I sleep and work in the same narrow, windowless room. Before the house was renovated, it used to be a coal bunker. Now it is a sort of annexe between the main house and the garage. In this confined space I have a single bed, two white cupboards and a desk. With less than a yard between the bed where I sleep and the desk where I work, it is not unusual for me to wake up, get out of bed and, like a new-born termite, start work immediately. It's cramped-but I'm not complaining. If I feel claustrophobic I can always stand at the door and look at the sheep grazing in the field opposite; and beyond them, at the English Channel, which is a different colour every day.
'Twixt bed and desk there is just enough room for my kitchen chair; and there I sit for most of the day, earnestly tapping out my short, egocentric pieces. Because this room is on the main thoroughfare between house and garage, however, I am constantly being interrupted by people wanting to get past. Then I have to stop in mid-sentence, draw in my chair as far as it will go, and rest my cheek against the computer screen while they edge past behind me.

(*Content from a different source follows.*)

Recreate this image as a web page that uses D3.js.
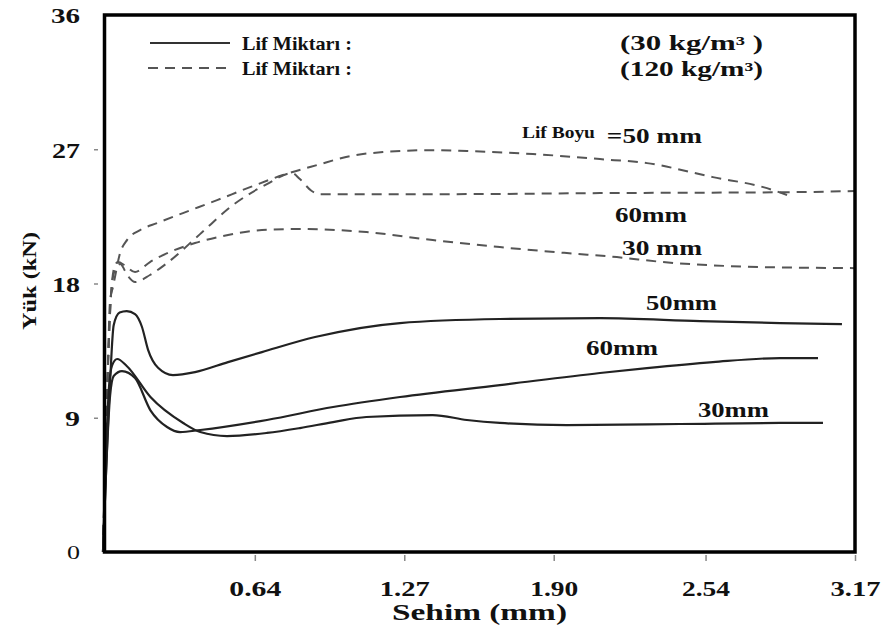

The main house is a residential home for the elderly, so by and large the people passing through my room are fairly miserable. For everyone concerned, living with dementia and death gets beyond a joke after a while. So far this morning I've had the cook squeezing past twice on her way to and from the freezer, moaning about the inadequacy of the kitchen tongs in both directions. Then the young lady who drives and administers the mobile library came in. She was hunting for a lavatory. I directed her to the one next door, then sat back in my chair and listened to her go.
Then, around mid-morning, a troupe of residents, driven by a care assistant, came clattering through. They had their hats and coats on, and their aluminium walking frames knocked against the legs of my chair as they negotiated the bottleneck. I greeted them. "Morning Miss Grahame, morning Miss Joint, morning Commander, hallo Betty," I said. Miss Grahame boasted that they were going for a ride in the car. She told me that she was also going to post a letter and brandished it at me to prove it. I told them that I hoped the excitement wouldn't be too much for them. As she went by I noticed that Miss Grahame's envelope was addressed to herself.
After they had been loaded, one by one, into the car and driven away, I heard a van pull up outside, and six mentally handicapped men and women came through my room, driven along by my sister. "Can we come through?" she piped gaily. She works at a day centre about ten miles inland for "people with learning difficulties," and had brought them out to the coast "to get some fresh air into their lungs." They had to line up and squeeze between the back of my chair and my bed on their way to the main part of the house. Like the recently departed residents, none of them found walking easy, although their difficulty appeared to stem from a superfluity of vitality rather than a lack of it.
My sister told me that they had called in for a "pit-stop." She drove them on through the house as far as the conservatory, where they sat on the green plastic garden furniture and waited for a tray of tea and cakes to be brought out for them. I followed them, and joined them for a cup. Some of the elderly residents who hadn't gone out in the car were also in the conservatory, warming their faces in the weak sunshine. So the company, sipping tea and nibbling Rich Tea biscuits among the geraniums and the winter flowering jasmine, was an easygoing mix of senile dementia and cerebral palsy, leavened by my sister and myself, whose input you could characterise as cheerful south Essex philistinism.
I introduced the topic of Glenn Hoddle's recent political suicide. "What about Glenn Hoddle?" I said. "Do you think you are disabled because you behaved badly in a previous life?" Brian, 38, started to sing Vindaloo, the song that was a hit around the time of the last World Cup. "Vindaloo!" he sang. "Vindaloo! Vindaloo! Vindaloo!"
Steven, 24, said he thought Hoddle's comments were "very terrible." Geoff, 32, said that Glenn Hoddle was a poseur and a crap coach. Charmaine, 20, wondered who this Glenn Hoddle was that everybody was going on about all of a sudden. John, 55, said that the whole point about reincarnation was that people can choose what they want to be in the next life, rather than have it foisted on them by a judgmental deity. Disabled people weren't being punished: they had just chosen a more demanding karmic path, that was all. You could argue that disabled people were higher up the spiritual Premiership than the able-bodied.
I looked at John, who is a potter by trade, with astonishment. "So before you were born, you called in at a sort of spiritual job centre?" I asked. "If you like," said John, amiably. "And how long have you believed in all this?" I said, slightly concerned that such bizarre beliefs were more widespread than I had imagined. "Since 1972," he said, "when I was knocked down by a van." We were silent for a while after that. I sipped my tea and stared through the glass at the green field opposite and the sea beyond. "Vindaloo!" sang Brian, quietly. "Vindaloo! Vindaloo! Vindaloo!"